Citigroup Inc. said Monday it will close its trust banking unit in Japan within a year, after Japanese authorities ordered the U.S. financial services giant to suspend its private banking business there.
Charles Prince, Citigroup's chief executive, apologized to Japanese authorities for the problems and said the company would appoint a new CEO for Citibank Japan.
Japan's Financial Services Agency last month suspended the private banking division of Citibank, a unit of New York-based Citigroup, and announced it would revoke its license after a year, effectively expelling it from the Japanese market.
The FSA accused the private bank, which manages the investments of wealthy individuals, of failing to implement safeguards against money laundering, misleading customers about financial risks, and other violations.
On Monday, Citigroup acknowledged that management at its private bank had "failed to establish a culture that ensured ongoing compliance with laws and regulations."
The trust banking unit, which handled product development for Citibank's private banking operations, would be closed within a year, Citigroup said.
Citigroup has dismissed 12 executives at Citibank in Japan over the scandal. Eleven other employees had their salaries reduced, and others were reprimanded, the company said.

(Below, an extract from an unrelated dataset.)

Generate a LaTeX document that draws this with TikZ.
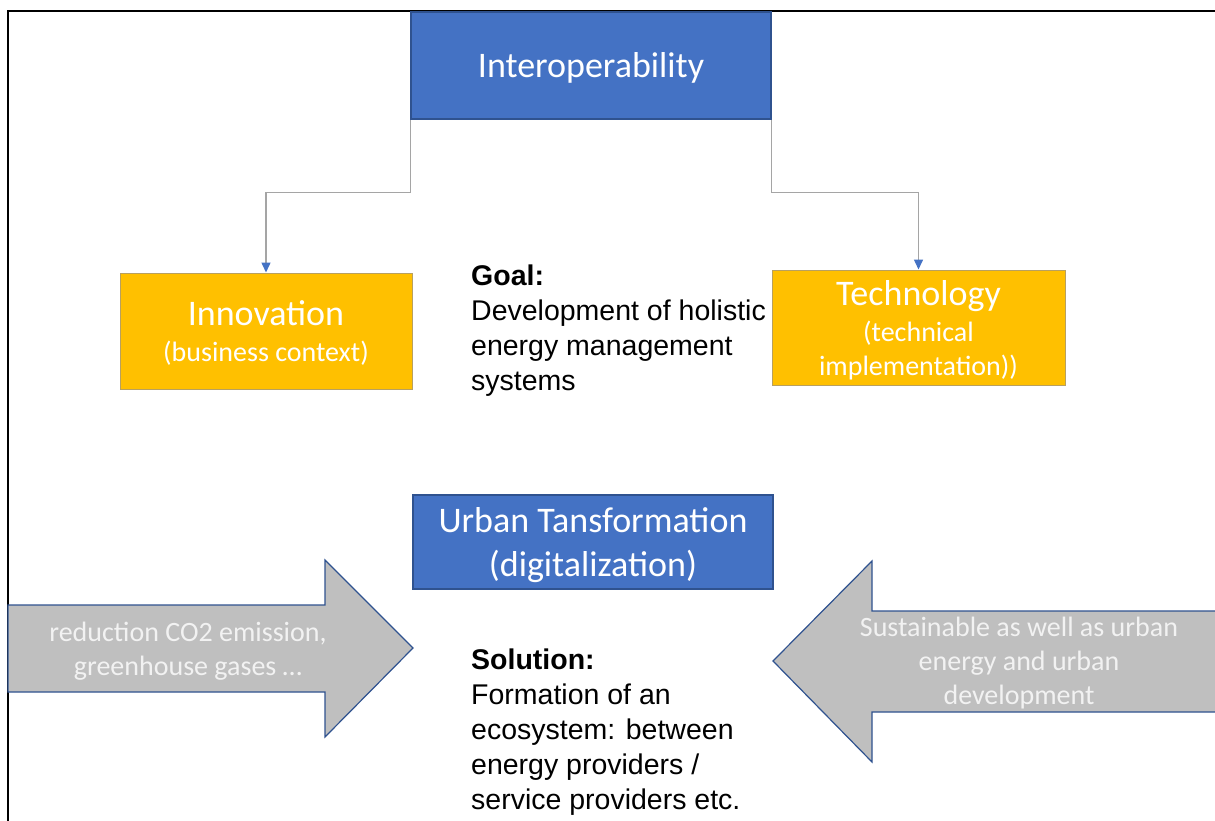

Last week, Citigroup removed three senior New York-based executives in the wake of a banking scandal in Japan. They included Sir Deryck Maughan, a Citigroup vice chairman and head of Citigroup International; Thomas W. Jones, chairman and chief executive of the global investment management division, and Peter K. Scaturro, head of Citi's private bank.
Maughan, 56, had been with Citigroup or its predecessor companies since 1983. Jones and Scaturro were both members of the Citigroup management committee.
Prince told a news conference Monday he didn't believe global financial giant suffered similar problems to those found in Japan in other countries.
He earlier met FSA Commissioner Hirofumi Gomi to apologize for the bank's inadequate governance and internal controls.
Prince also said Citigroup remains committed to the Japanese market and its business relationship with Japan's Nikko Cordial Corp. will stay intact.
Citigroup and Nikko Cordial, Japan's third-largest securities firm, have a wholesale securities joint venture, Nikko Citigroup Ltd. Citigroup is also a major shareholder in Nikko Cordial, though it recently said it would lower its stake in the Japanese brokerage house.